Так, первое начало Сатурна (Кроноса), где он предстает перед нами в образе доброго царя и покровителя земледелия, контрастирует с его вторым началом, где он пожирает собственных детей и олицетворяет собой безраздельную власть, которая стремится к самосохранению любой ценой. Этот темный образ Сатурна великолепно запечатлен в работе Гойи (Франсиско Гойя «Сатурн, пожирающий своего сына», 1823).

Каждый раз Украинские выборы традиционно похожи на карнавал иллюзий и праздник дешевого популизма. Но власть Сатурна довлеет над Украиной не только из-за их смыслового сходства с традициями Сатурналия. Ведь это древнее божество также считается богом времени, а Украина сотни лет развивалась так, словно что-то удерживает ее в прошлом, не давая вырваться из замкнутого круга своей исторической судьбы.

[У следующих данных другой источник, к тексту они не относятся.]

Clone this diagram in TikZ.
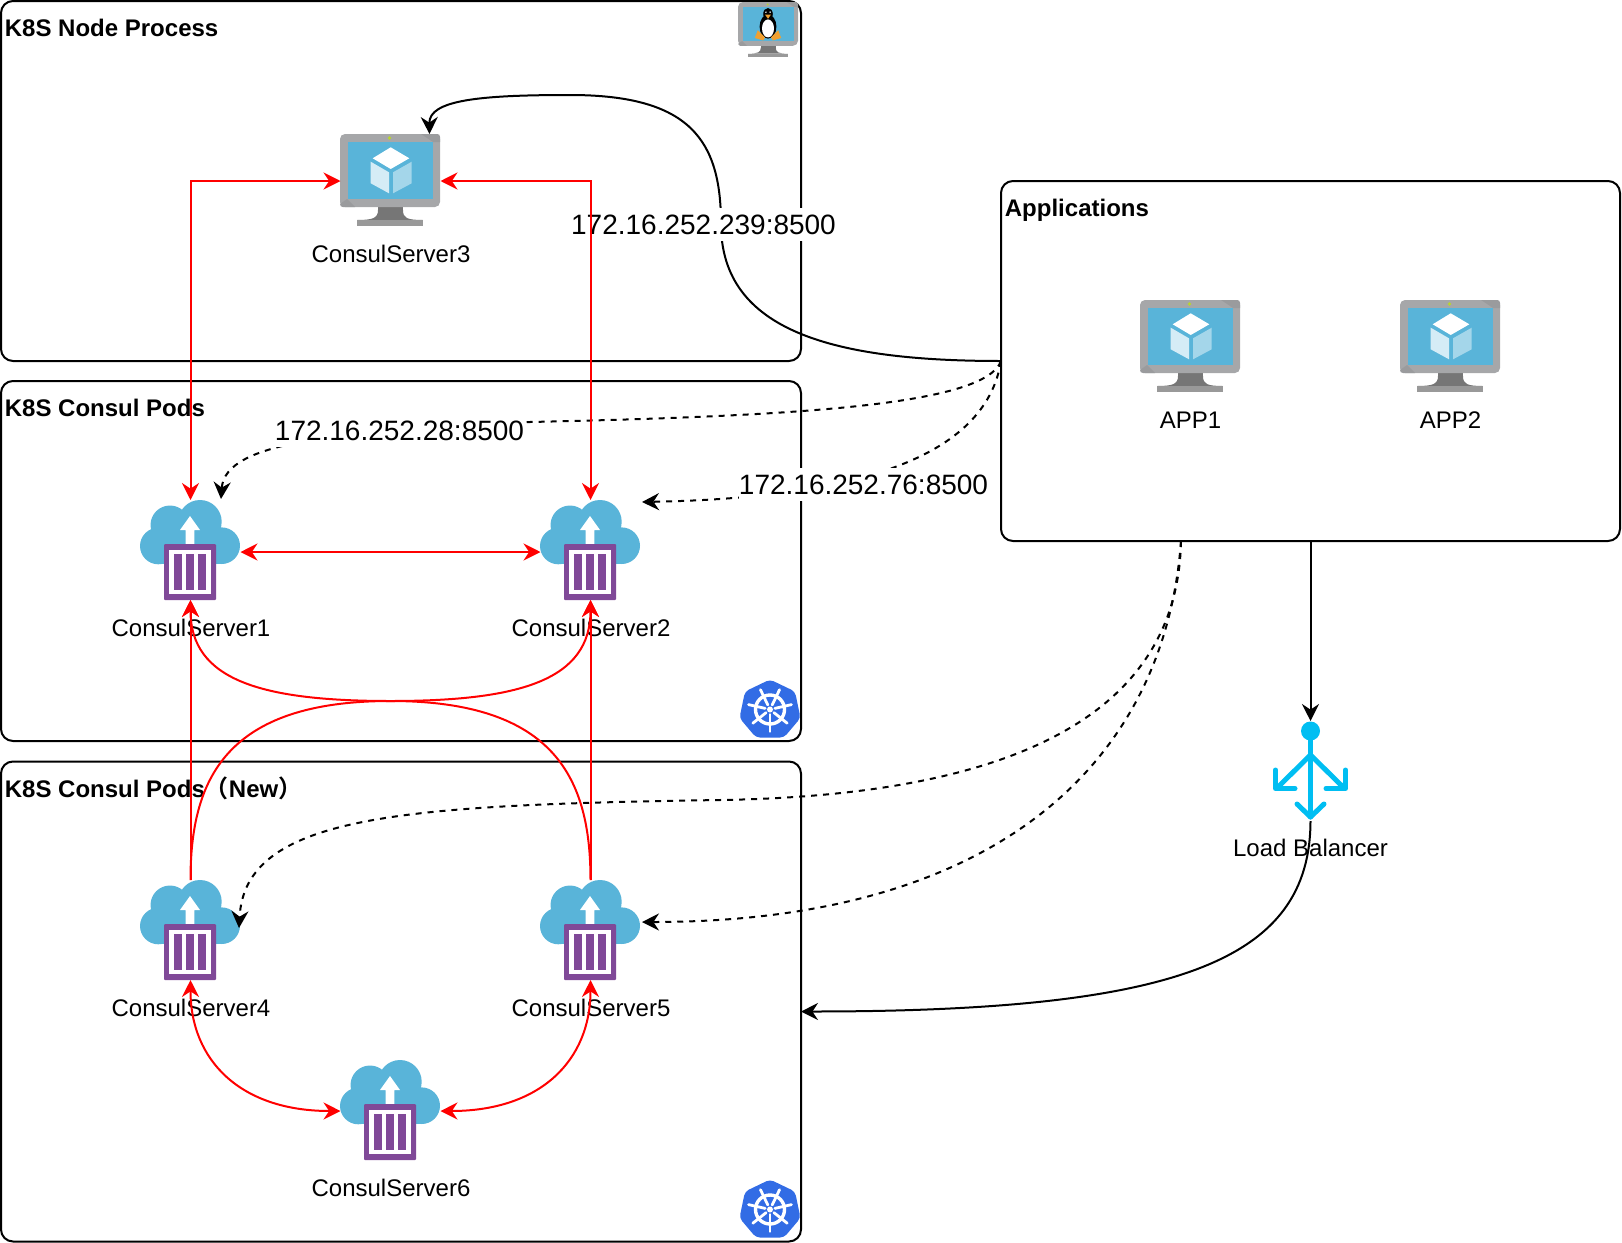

Сейчас перед нами много новых вызовов. Но если Украина, ментально застрявшая во времени, не вырвется, наконец, из архаики, она никогда не преодолеет тот колоссальный разрыв, который отделяет ее от «материальной цивилизации» Запада, а его стандарты качества жизни останутся недосягаемыми как для нынешнего, так и для будущих поколений украинцев. Без революции в общественном сознании Украина рискует навсегда остаться страной упущенных возможностей, а каждый ее новый исторический цикл — веком потерянного времени.